Sequestration: Study Examines Texas Coast's Potential for Carbon Storage

The United States has decades of carbon dioxide storage potential, but it's not necessarily in the places where the Energy Department is planning to pump greenhouse gas underground as part of demonstration projects, according to analysis of geological models by the Climate Change Policy Partnership (CCPP). During a panel discussion last month at the U.S. Energy Association in Washington, geologist Lincoln Pratson, associate professor at the Nicholas School, said, "If it's going to take decades to bring [carbon capture and storage] online, we may want to think twice about where we set up the infrastructure to store it." His suggestion was to pump the greenhouse gas thousands of feet below the Texas Gulf Coast region into a sandstone saltwater aquifer known as the Frio formation. "Frio alone can hold decades of total U.S. emissions," he said. Pratson is working with CCPP staff members to analyze geologic models to estimate the storage capacity and cost of major geologic reservoirs, or "carbonsheds," in the United States to develop carbon storage supply curve. 

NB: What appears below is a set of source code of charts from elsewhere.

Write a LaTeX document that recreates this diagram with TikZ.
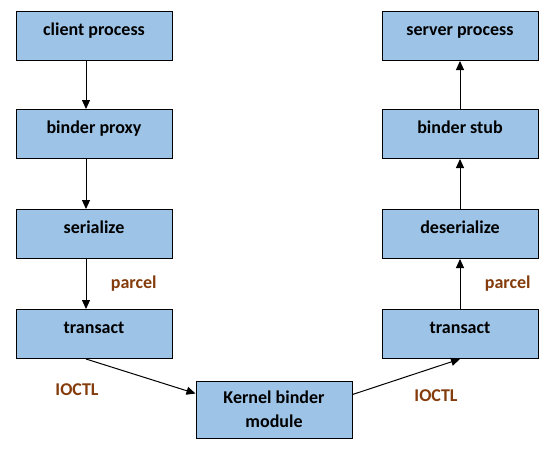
\documentclass[tikz,border=0pt]{standalone}
\usepackage{fontspec}
\setmainfont{Carlito}
\usetikzlibrary{arrows.meta}
\definecolor{boxblue}{HTML}{9DC3E6}
\definecolor{labelbrown}{HTML}{843C0C}
\tikzset{
  stage/.style={draw, line width=1pt, fill=boxblue, minimum width=156pt, minimum height=49pt, text height=11pt, text depth=12pt, font=\fontsize{18}{24}\selectfont\bfseries},
  kernelbox/.style={stage, minimum height=57pt, text height=, text depth=, align=center},
  tag/.style={text=labelbrown, font=\fontsize{18}{24}\selectfont\bfseries}
}
\begin{document}
\begin{tikzpicture}[x=1pt, y=-1pt, >={Triangle[length=9pt,width=8pt]}, line width=1pt]
\useasboundingbox (0,0) rectangle (556,450);

\node [stage] (client) at (94,36) {client process};
\node [stage] (proxy) at (94,134) {binder proxy};
\node [stage] (ser) at (94,234) {serialize};
\node [stage] (ctrans) at (94,334) {transact};

\node [stage] (server) at (460,36) {server process};
\node [stage] (stub) at (460,134) {binder stub};
\node [stage] (deser) at (460,234) {deserialize};
\node [stage] (strans) at (460,334) {transact};

\node [kernelbox] (kernel) at (274,409.5) {Kernel binder\\module};

\draw [->] ([xshift=-8pt]client.south) -- ([xshift=-8pt]proxy.north);
\draw [->] ([xshift=-8pt]proxy.south) -- ([xshift=-8pt]ser.north);
\draw [->] ([xshift=-8pt]ser.south) -- ([xshift=-8pt]ctrans.north) node [tag, midway, right=21pt] {parcel};
\draw [->] ([xshift=-8pt]ctrans.south) -- ([yshift=16pt]kernel.west);

\draw [->] ([yshift=15pt]kernel.east) -- (strans.south);
\draw [->] (strans.north) -- (deser.south) node [tag, midway, right=21pt] {parcel};
\draw [->] (deser.north) -- (stub.south);
\draw [->] (stub.north) -- (server.south);

\node [tag] (ioctlL) at (77,390) {IOCTL};
\node [tag] (ioctlR) at (436,396) {IOCTL};
\end{tikzpicture}
\end{document}
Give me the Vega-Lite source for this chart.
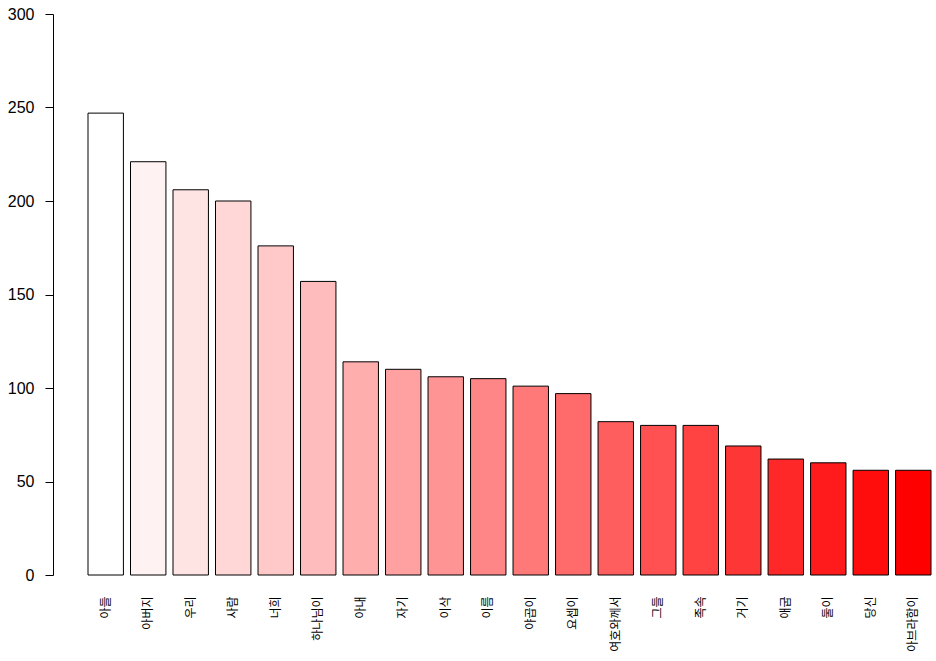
{
  "$schema": "https://vega.github.io/schema/vega-lite/v6.json",
  "width": 883,
  "height": 561,
  "autosize": {"type": "none"},
  "padding": {"left": 53, "top": 14, "right": 0, "bottom": 86},
  "background": "white",
  "config": {"view": {"stroke": null}},
  "data": {
    "values": [
      {"word": "아들", "count": 247},
      {"word": "아버지", "count": 221},
      {"word": "우리", "count": 206},
      {"word": "사람", "count": 200},
      {"word": "너희", "count": 176},
      {"word": "하나님이", "count": 157},
      {"word": "아내", "count": 114},
      {"word": "자기", "count": 110},
      {"word": "이삭", "count": 106},
      {"word": "이름", "count": 105},
      {"word": "야곱이", "count": 101},
      {"word": "요셉이", "count": 97},
      {"word": "여호와께서", "count": 82},
      {"word": "그들", "count": 80},
      {"word": "족속", "count": 80},
      {"word": "거기", "count": 69},
      {"word": "애굽", "count": 62},
      {"word": "둘이", "count": 60},
      {"word": "당신", "count": 56},
      {"word": "아브라함이", "count": 56}
    ]
  },
  "mark": {"type": "bar", "stroke": "black", "strokeWidth": 1},
  "encoding": {
    "x": {
      "field": "word",
      "type": "nominal",
      "sort": null,
      "scale": {"range": [35, 878], "paddingInner": 0.1667, "paddingOuter": 0},
      "axis": {
        "title": null,
        "domain": false,
        "ticks": false,
        "labelAngle": 270,
        "labelAlign": "right",
        "labelBaseline": "middle",
        "labelPadding": 21,
        "labelFont": "Noto Sans CJK KR",
        "labelFontSize": 12,
        "labelColor": "black"
      }
    },
    "y": {
      "field": "count",
      "type": "quantitative",
      "scale": {"domain": [0, 300], "nice": false},
      "axis": {
        "title": null,
        "grid": false,
        "values": [0, 50, 100, 150, 200, 250, 300],
        "domainColor": "black",
        "tickColor": "black",
        "tickSize": 8,
        "labelPadding": 11,
        "labelFont": "Liberation Sans",
        "labelFontSize": 16,
        "labelColor": "black",
        "domainWidth": 1,
        "tickWidth": 1
      }
    },
    "color": {
      "field": "word",
      "type": "nominal",
      "legend": null,
      "scale": {
        "domain": ["아들", "아버지", "우리", "사람", "너희", "하나님이", "아내", "자기", "이삭", "이름", "야곱이", "요셉이", "여호와께서", "그들", "족속", "거기", "애굽", "둘이", "당신", "아브라함이"],
        "range": ["#FFFFFF", "#FFF2F2", "#FFE4E4", "#FFD7D7", "#FFC9C9", "#FFBCBC", "#FFAEAE", "#FFA1A1", "#FF9494", "#FF8686", "#FF7979", "#FF6B6B", "#FF5E5E", "#FF5151", "#FF4343", "#FF3636", "#FF2828", "#FF1B1B", "#FF0D0D", "#FF0000"]
      }
    }
  }
}
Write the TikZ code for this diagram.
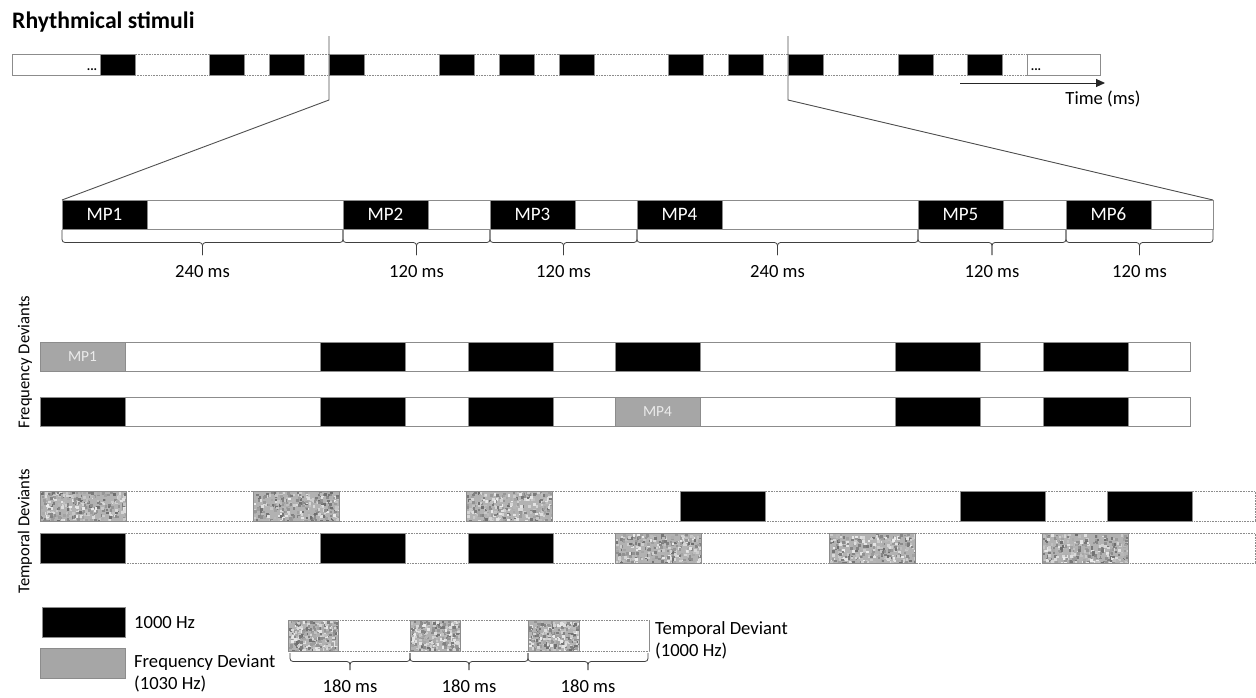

Wooten to Direct Southeastern Climate Resources Center

Todd Wooten has joined the Nicholas Institute staff as director of the new Southeast Climate Resources Center, where he will work closely with Bill Holman, director of state policy, and other Institute staffers on regional climate policy issues. An expert on climate policy and carbon market design principles, Wooten comes to the Institute from Van Ness Feldman, an energy policy law firm based in Washington, D.C., where he served as senior director for governmental issues. Prior to that, for more than five years he was legislative counsel in the office of U.S. Senator Blanche Lincoln (D-Ark.), where he analyzed policy on issues involving climate, energy, the environment, tax, transportation, judicial nominations, homeland security, intelligence, and armed services. Wooten also served as an energy staffer for Sen. Lincoln on three Senate committees with biofuel jurisdiction: Agriculture, Energy & Natural Resources, and Finance.

Institute In The News

Tim Profeta, director of the Nicholas Institute, was recently quoted in a USA Today article about the estimated $646 billion in revenues from a cap-and-trade program, which was included in President Barack Obama's budget. Profeta told USA Today that the estimate is "a clear indication of the priorities of the White House." But he added that "there's still a political challenge to getting climate change legislation passed." Reuters International also sought out Profeta's expertise, along with that of Brian Murray, director for economic analysis, for its story about Obama's inclusion of the $646 billion revenue projection in his budget. Profeta also was quoted in a second Reuters story, published in Forbes and other important business media outlets, about the necessity of enlisting China in a global effort to curb greenhouse gases. In other news, Rafe Sagarin, associate director for ocean and coastal policy, received widespread coverage of his presentation, "Natural Security: A Darwinian Approach to a Dangerous World," at the annual meeting of the American Association for the Advancement of Science. BBC Radio, ScienceMode, and New Scientist magazine were among a dozen of so international news outlets who reported on Sagarin's talk.